Indeed, I had stopped reading 'poetry' in the general sense altogether. What I have done is I have started rereading Finnegans Wake, this time coming at the text as I have wanted to, coupled with the endeavor to create an outline of the text's levels ideation. This includes a new drawer dedicated to the Wake in the Cabinet, which has taken some time. For sure, though, the Wake is poetic, poetry at its highest. And it has perhaps brought me back around to interest in talking about poetry on this blog. Though, I doubt posts here will increase in tempo all that much, especially during this period where a lot of my energies are going to establishing the groundwork for the Wake venture. Plus, there are those other so very obstinate projects . . . . .

 


 

from Pale Sun Crescent Moon (1993)

demonstration of poetic form

 

I am going to risk an over-simplification and say that there are three aspects to a literary object:

  1. the words on the page
  2. the meaning of the words on the page
  3. the sound of the words on the page

The reason I am risking the over-simplification is because those three are really aspects of one overarching aspect: form. None of the three are wholly independent of each other; they all speak to the form (or structure) of the work, if each from a different angle.

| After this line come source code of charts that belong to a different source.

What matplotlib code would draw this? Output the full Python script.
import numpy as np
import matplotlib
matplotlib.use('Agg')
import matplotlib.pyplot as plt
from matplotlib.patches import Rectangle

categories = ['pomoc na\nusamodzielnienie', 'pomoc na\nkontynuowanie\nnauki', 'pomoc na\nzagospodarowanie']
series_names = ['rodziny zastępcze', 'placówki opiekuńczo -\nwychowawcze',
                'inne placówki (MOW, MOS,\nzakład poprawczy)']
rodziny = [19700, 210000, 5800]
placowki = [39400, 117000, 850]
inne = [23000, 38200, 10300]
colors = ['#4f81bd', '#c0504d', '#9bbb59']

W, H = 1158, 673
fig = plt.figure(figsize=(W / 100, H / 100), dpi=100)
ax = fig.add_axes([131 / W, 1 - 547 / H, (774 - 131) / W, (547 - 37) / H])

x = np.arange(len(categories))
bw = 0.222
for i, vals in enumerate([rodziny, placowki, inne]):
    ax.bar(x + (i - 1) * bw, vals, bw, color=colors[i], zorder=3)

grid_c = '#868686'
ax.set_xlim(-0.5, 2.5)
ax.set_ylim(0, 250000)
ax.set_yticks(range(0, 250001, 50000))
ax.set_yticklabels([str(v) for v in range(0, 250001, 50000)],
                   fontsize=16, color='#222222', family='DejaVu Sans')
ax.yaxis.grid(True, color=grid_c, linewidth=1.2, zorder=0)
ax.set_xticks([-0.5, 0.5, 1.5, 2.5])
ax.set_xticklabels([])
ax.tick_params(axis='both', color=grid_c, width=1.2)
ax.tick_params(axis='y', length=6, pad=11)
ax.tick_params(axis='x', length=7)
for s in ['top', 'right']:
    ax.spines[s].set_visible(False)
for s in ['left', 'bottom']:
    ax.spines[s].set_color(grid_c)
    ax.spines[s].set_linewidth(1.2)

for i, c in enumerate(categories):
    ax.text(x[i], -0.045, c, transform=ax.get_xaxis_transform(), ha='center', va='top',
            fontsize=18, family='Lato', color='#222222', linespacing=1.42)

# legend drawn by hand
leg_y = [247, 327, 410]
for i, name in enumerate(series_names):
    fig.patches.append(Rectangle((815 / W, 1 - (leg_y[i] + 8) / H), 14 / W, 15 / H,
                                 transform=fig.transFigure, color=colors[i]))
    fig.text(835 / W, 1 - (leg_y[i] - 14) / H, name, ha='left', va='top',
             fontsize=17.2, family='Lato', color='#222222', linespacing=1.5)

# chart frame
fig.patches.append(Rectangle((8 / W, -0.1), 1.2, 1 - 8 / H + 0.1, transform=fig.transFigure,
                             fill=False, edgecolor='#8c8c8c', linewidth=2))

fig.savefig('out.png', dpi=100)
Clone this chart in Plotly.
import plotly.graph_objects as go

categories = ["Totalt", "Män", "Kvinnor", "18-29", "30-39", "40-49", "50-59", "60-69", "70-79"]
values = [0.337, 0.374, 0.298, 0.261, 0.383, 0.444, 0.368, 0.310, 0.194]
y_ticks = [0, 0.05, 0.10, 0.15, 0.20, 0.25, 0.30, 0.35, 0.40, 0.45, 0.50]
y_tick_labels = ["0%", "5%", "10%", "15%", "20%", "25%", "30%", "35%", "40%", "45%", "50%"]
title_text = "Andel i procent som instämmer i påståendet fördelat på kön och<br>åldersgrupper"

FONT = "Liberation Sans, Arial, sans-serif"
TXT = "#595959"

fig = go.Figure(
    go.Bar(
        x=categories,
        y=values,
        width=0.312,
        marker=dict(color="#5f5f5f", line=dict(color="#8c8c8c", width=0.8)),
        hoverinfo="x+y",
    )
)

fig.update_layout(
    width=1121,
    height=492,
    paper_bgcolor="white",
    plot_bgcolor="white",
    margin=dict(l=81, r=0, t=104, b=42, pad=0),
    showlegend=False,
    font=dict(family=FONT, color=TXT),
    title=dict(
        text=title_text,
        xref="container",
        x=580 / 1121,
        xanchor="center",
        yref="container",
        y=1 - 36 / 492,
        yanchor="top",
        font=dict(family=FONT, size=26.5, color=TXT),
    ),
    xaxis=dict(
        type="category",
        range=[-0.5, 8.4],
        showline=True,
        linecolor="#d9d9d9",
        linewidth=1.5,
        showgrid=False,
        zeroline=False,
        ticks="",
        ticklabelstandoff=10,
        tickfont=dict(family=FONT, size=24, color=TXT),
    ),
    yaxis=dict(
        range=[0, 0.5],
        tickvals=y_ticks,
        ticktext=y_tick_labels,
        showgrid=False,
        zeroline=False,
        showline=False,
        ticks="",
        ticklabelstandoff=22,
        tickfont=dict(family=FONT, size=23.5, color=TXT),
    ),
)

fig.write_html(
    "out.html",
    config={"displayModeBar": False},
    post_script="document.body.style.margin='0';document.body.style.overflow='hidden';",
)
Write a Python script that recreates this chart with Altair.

Before continuing with that idea, a couple of points of explication (if not correction) need to be made.

First: The use of the word meaning is problematic, because that word is generally associated with the nomic, with the prosaic, with language understood as a tool for the communication of information. This is why I generally prefer using the word "ideation," which is a broader term, one that can include nomic "meaning" without excluding symbolic language. It is not uncommon to see "idea" and "concept" distinguished in such a manner, where "concept" is relates to the rational, the factual, the hermeneutic approach to language as a means to communicate "concepts," and "idea" is the broader term, including not only theoretic language (concepts) and symbolic language but even broader, more abstract psychical experience (like the "idea" that is created by a rhyme scheme).

Second: there is also a similar issue with the use of the term structure, since that word is often used to designate particularly structures that have become established through convention. For example, examining the 'structure' of language would point to examining standard grammatical structures and variations therefrom (the discourse begins first upon established conventions and then moves out from that basis). As such, you will occasionally see the term structure set against the term form, where the former is used as just described, to label more concretized or mechanical organization, and the latter is used to address organization in the organic sense, where you start not at established convention but with the object-in-question as it defines itself. (Thus, mechanical structure and organic form. There might be a parallel there with the difference between anatomy and physiology: the former is a theoretic classification, the latter is a more organic understanding of the same object.) I will here try to follow my own general usage with form as the broader concept, which includes within itself the idea of mechanical structure. As Coleridge says, while the mechanical text (the text of Fancy) is not in itself poetic, the poetic text (the text of Imagination) nonetheless requires the use of mechanical thinking. I try to use structure when used, as in the analogy above, anatomically. (I admit up front, however, that maintain strict rigor with these is for me difficult at best.)